## Begin Data records
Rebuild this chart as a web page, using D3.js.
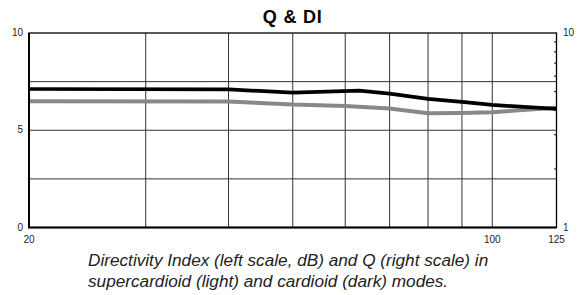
<!DOCTYPE html>
<html>
<head>
<meta charset="utf-8">
<script src="https://cdn.jsdelivr.net/npm/d3@7"></script>
<style>
  body { margin: 0; background: #fff; }
  text { font-family: "Liberation Sans", Arial, sans-serif; }
</style>
</head>
<body>
<div id="chart"></div>
<script>
// Q & DI chart data
const freqs = [20, 40, 50, 63, 70, 80, 90, 100, 125];
const diCardioid = [7.12, 7.10, 6.93, 7.04, 6.88, 6.61, 6.46, 6.30, 6.10];      // dark
const freqsSuper = [20, 40, 50, 60, 70, 80, 90, 100, 125];
const diSupercardioid = [6.49, 6.48, 6.32, 6.25, 6.12, 5.88, 5.89, 5.93, 6.16]; // light

const gridFreqs = [30, 40, 50, 60, 70, 80, 90, 100];
const xTickLabels = [20, 100, 125];
const diGrid = [2.5, 5, 7.5];
const diLabels = [0, 5, 10];
const qTicks = [2, 3, 4, 5, 6, 7, 8, 9];
const qLabels = [1, 10];

const W = 585, H = 295;
const mLeft = 29, mRight = 556.5, mTop = 33, mBottom = 227.5;

const svg = d3.select("#chart").append("svg")
    .attr("width", W).attr("height", H);

const x = d3.scaleLog().domain([20, 125]).range([mLeft, mRight]);
const y = d3.scaleLinear().domain([0, 10]).range([mBottom, mTop]);
const yq = d3.scaleLog().domain([1, 10]).range([mBottom, mTop]);

// title
svg.append("text")
    .attr("x", (mLeft + mRight) / 2)
    .attr("y", 22.5)
    .attr("text-anchor", "middle")
    .style("font-size", "18px")
    .style("font-weight", "bold")
    .style("letter-spacing", "0.8px")
    .text("Q & DI");

// grid
svg.selectAll("vgrid")
    .data(gridFreqs)
    .join("line")
    .attr("x1", d => x(d)).attr("x2", d => x(d))
    .attr("y1", mTop).attr("y2", mBottom)
    .attr("stroke", "#333")
    .attr("stroke-width", 1);

svg.selectAll("hgrid")
    .data(diGrid)
    .join("line")
    .attr("x1", mLeft).attr("x2", mRight)
    .attr("y1", d => y(d)).attr("y2", d => y(d))
    .attr("stroke", "#333")
    .attr("stroke-width", 1);

// right Q axis ticks
svg.selectAll("qtick")
    .data(qTicks)
    .join("line")
    .attr("x1", mRight - 2.5).attr("x2", mRight)
    .attr("y1", d => yq(d)).attr("y2", d => yq(d))
    .attr("stroke", "#333")
    .attr("stroke-width", 1.2);

// series
const line = d3.line()
    .x(d => x(d[0]))
    .y(d => y(d[1]));

svg.append("path")
    .datum(freqsSuper.map((f, i) => [f, diSupercardioid[i]]))
    .attr("d", line)
    .attr("fill", "none")
    .attr("stroke", "#888")
    .attr("stroke-width", 4);

svg.append("path")
    .datum(freqs.map((f, i) => [f, diCardioid[i]]))
    .attr("d", line)
    .attr("fill", "none")
    .attr("stroke", "#000")
    .attr("stroke-width", 3.7);

// frame
svg.append("rect")
    .attr("x", mLeft).attr("y", mTop)
    .attr("width", mRight - mLeft).attr("height", mBottom - mTop)
    .attr("fill", "none")
    .attr("stroke", "#000")
    .attr("stroke-width", 1.3);
svg.append("path")
    .attr("d", `M${mLeft},${mTop}V${mBottom}H${mRight}`)
    .attr("fill", "none")
    .attr("stroke", "#000")
    .attr("stroke-width", 2);

// labels
svg.selectAll("dilab")
    .data(diLabels)
    .join("text")
    .attr("x", 23)
    .attr("y", d => y(d) + 3)
    .attr("text-anchor", "end")
    .style("font-size", "10px")
    .attr("fill", "#222")
    .text(d => d);

svg.selectAll("qlab")
    .data(qLabels)
    .join("text")
    .attr("x", 563)
    .attr("y", d => yq(d) + 3)
    .attr("text-anchor", "start")
    .style("font-size", "10px")
    .attr("fill", "#222")
    .text(d => d);

svg.selectAll("xlab")
    .data(xTickLabels)
    .join("text")
    .attr("x", d => x(d))
    .attr("y", 243)
    .attr("text-anchor", "middle")
    .style("font-size", "10px")
    .attr("fill", "#222")
    .text(d => d);

// caption
const caption = ["Directivity Index (left scale, dB) and Q (right scale) in",
                 "supercardioid (light) and cardioid (dark) modes."];
svg.selectAll("cap")
    .data(caption)
    .join("text")
    .attr("x", 88)
    .attr("y", (d, i) => 266 + i * 21)
    .style("font-size", "17.2px")
    .style("font-style", "italic")
    .attr("fill", "#222")
    .text(d => d);
</script>
</body>
</html>
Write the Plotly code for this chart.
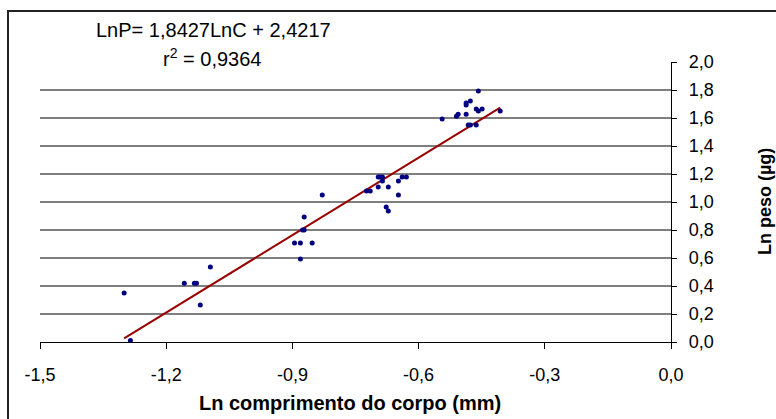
import plotly.graph_objects as go

# Data (Ln body length in mm, Ln weight in µg)
ln_c = [-1.300, -1.285, -1.157, -1.133, -1.128, -1.095, -1.119,
        -0.895, -0.881, -0.853, -0.881, -0.876, -0.872, -0.872, -0.829,
        -0.696, -0.691, -0.686, -0.639, -0.629, -0.686, -0.648, -0.696,
        -0.672, -0.724, -0.715, -0.648, -0.677, -0.672,
        -0.458, -0.477, -0.487, -0.487, -0.463, -0.458, -0.449, -0.406,
        -0.487, -0.506, -0.510, -0.544, -0.482, -0.477, -0.463]
ln_p = [0.350, 0.010, 0.420, 0.420, 0.420, 0.536, 0.264,
        0.707, 0.707, 0.707, 0.593, 0.800, 0.800, 0.893, 1.050,
        1.179, 1.179, 1.179, 1.179, 1.179, 1.150, 1.150, 1.107,
        1.107, 1.079, 1.079, 1.050, 0.964, 0.936,
        1.793, 1.721, 1.707, 1.693, 1.664, 1.650, 1.664, 1.650,
        1.626, 1.626, 1.612, 1.593, 1.550, 1.550, 1.550]

slope = 1.8427
intercept = 2.4217

x_ticks = [-1.5, -1.2, -0.9, -0.6, -0.3, 0.0]
x_tick_labels = ["-1,5", "-1,2", "-0,9", "-0,6", "-0,3", "0,0"]
y_ticks = [0.0, 0.2, 0.4, 0.6, 0.8, 1.0, 1.2, 1.4, 1.6, 1.8, 2.0]
y_tick_labels = ["0,0", "0,2", "0,4", "0,6", "0,8", "1,0", "1,2", "1,4", "1,6", "1,8", "2,0"]
grid_vals = [0.2, 0.4, 0.6, 0.8, 1.0, 1.2, 1.4, 1.6, 1.8]

fx = [min(ln_c), max(ln_c)]
fy = [slope * v + intercept for v in fx]

W, H = 776, 419
L, R, T, B = 40, 105, 62, 77
pw = W - L - R
ph = H - T - B

def px2paper_x(px):
    return (px - L) / pw

def px2paper_y(py):
    return (H - B - py) / ph

fig = go.Figure()
for v in grid_vals:
    fig.add_hline(y=v, line=dict(color="#000000", width=1.2), layer="below")

fig.add_trace(go.Scatter(x=fx, y=fy, mode="lines",
                         line=dict(color="#990000", width=2), showlegend=False))
fig.add_trace(go.Scatter(x=ln_c, y=ln_p, mode="markers",
                         marker=dict(color="#000080", size=5), showlegend=False))

font_main = "Liberation Sans, Arial, sans-serif"

fig.update_layout(
    width=W, height=H,
    margin=dict(l=L, r=R, t=T, b=B, autoexpand=False),
    paper_bgcolor="white", plot_bgcolor="white",
    font=dict(family=font_main, size=18, color="#000000"),
    xaxis=dict(range=[-1.5, 0.0], tickvals=x_ticks, ticktext=x_tick_labels,
               showgrid=False, zeroline=False, showline=True, linecolor="#000000",
               linewidth=1.2, ticks="outside", ticklen=6, tickcolor="#000000",
               tickfont=dict(size=18), ticklabelstandoff=10),
    yaxis=dict(range=[0.0, 2.0], tickvals=y_ticks, ticktext=y_tick_labels,
               side="right", showgrid=False, zeroline=False, showline=True,
               linecolor="#000000", linewidth=1.2, ticks="outside", ticklen=5,
               tickcolor="#000000", tickfont=dict(size=18), ticklabelstandoff=8),
)

fig.add_annotation(text="Ln comprimento do corpo (mm)", xref="paper", yref="paper",
                   x=px2paper_x(350), y=px2paper_y(403), showarrow=False,
                   font=dict(size=20, family=font_main, weight="bold"),
                   xanchor="center", yanchor="middle")
fig.add_annotation(text="Ln peso (µg)", xref="paper", yref="paper",
                   x=px2paper_x(765), y=px2paper_y(202), showarrow=False,
                   textangle=-90, font=dict(size=18, family=font_main, weight="bold"),
                   xanchor="center", yanchor="middle")
fig.add_annotation(text="LnP= 1,8427LnC + 2,4217", xref="paper", yref="paper",
                   x=px2paper_x(213), y=px2paper_y(30), showarrow=False,
                   font=dict(size=20, family=font_main),
                   xanchor="center", yanchor="middle")
fig.add_annotation(text="r<sup>2</sup> = 0,9364", xref="paper", yref="paper",
                   x=px2paper_x(212), y=px2paper_y(57), showarrow=False,
                   font=dict(size=20, family=font_main),
                   xanchor="center", yanchor="middle")

fig.add_shape(type="rect", xref="paper", yref="paper",
              x0=px2paper_x(8), x1=px2paper_x(790),
              y0=px2paper_y(430), y1=px2paper_y(11),
              line=dict(color="#222222", width=2), fillcolor="rgba(0,0,0,0)",
              layer="below")

fig.write_html("out.html")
## End Data records
**Your goal**
Copy, exactly as they stand, the lines from the one that holds "Write the Plotly code for this chart." to the one that holds "return (H - B - py) / ph", both included, and drop every picture.

**Full output**
Write the Plotly code for this chart.
import plotly.graph_objects as go

# Data (Ln body length in mm, Ln weight in µg)
ln_c = [-1.300, -1.285, -1.157, -1.133, -1.128, -1.095, -1.119,
        -0.895, -0.881, -0.853, -0.881, -0.876, -0.872, -0.872, -0.829,
        -0.696, -0.691, -0.686, -0.639, -0.629, -0.686, -0.648, -0.696,
        -0.672, -0.724, -0.715, -0.648, -0.677, -0.672,
        -0.458, -0.477, -0.487, -0.487, -0.463, -0.458, -0.449, -0.406,
        -0.487, -0.506, -0.510, -0.544, -0.482, -0.477, -0.463]
ln_p = [0.350, 0.010, 0.420, 0.420, 0.420, 0.536, 0.264,
        0.707, 0.707, 0.707, 0.593, 0.800, 0.800, 0.893, 1.050,
        1.179, 1.179, 1.179, 1.179, 1.179, 1.150, 1.150, 1.107,
        1.107, 1.079, 1.079, 1.050, 0.964, 0.936,
        1.793, 1.721, 1.707, 1.693, 1.664, 1.650, 1.664, 1.650,
        1.626, 1.626, 1.612, 1.593, 1.550, 1.550, 1.550]

slope = 1.8427
intercept = 2.4217

x_ticks = [-1.5, -1.2, -0.9, -0.6, -0.3, 0.0]
x_tick_labels = ["-1,5", "-1,2", "-0,9", "-0,6", "-0,3", "0,0"]
y_ticks = [0.0, 0.2, 0.4, 0.6, 0.8, 1.0, 1.2, 1.4, 1.6, 1.8, 2.0]
y_tick_labels = ["0,0", "0,2", "0,4", "0,6", "0,8", "1,0", "1,2", "1,4", "1,6", "1,8", "2,0"]
grid_vals = [0.2, 0.4, 0.6, 0.8, 1.0, 1.2, 1.4, 1.6, 1.8]

fx = [min(ln_c), max(ln_c)]
fy = [slope * v + intercept for v in fx]

W, H = 776, 419
L, R, T, B = 40, 105, 62, 77
pw = W - L - R
ph = H - T - B

def px2paper_x(px):
    return (px - L) / pw

def px2paper_y(py):
    return (H - B - py) / ph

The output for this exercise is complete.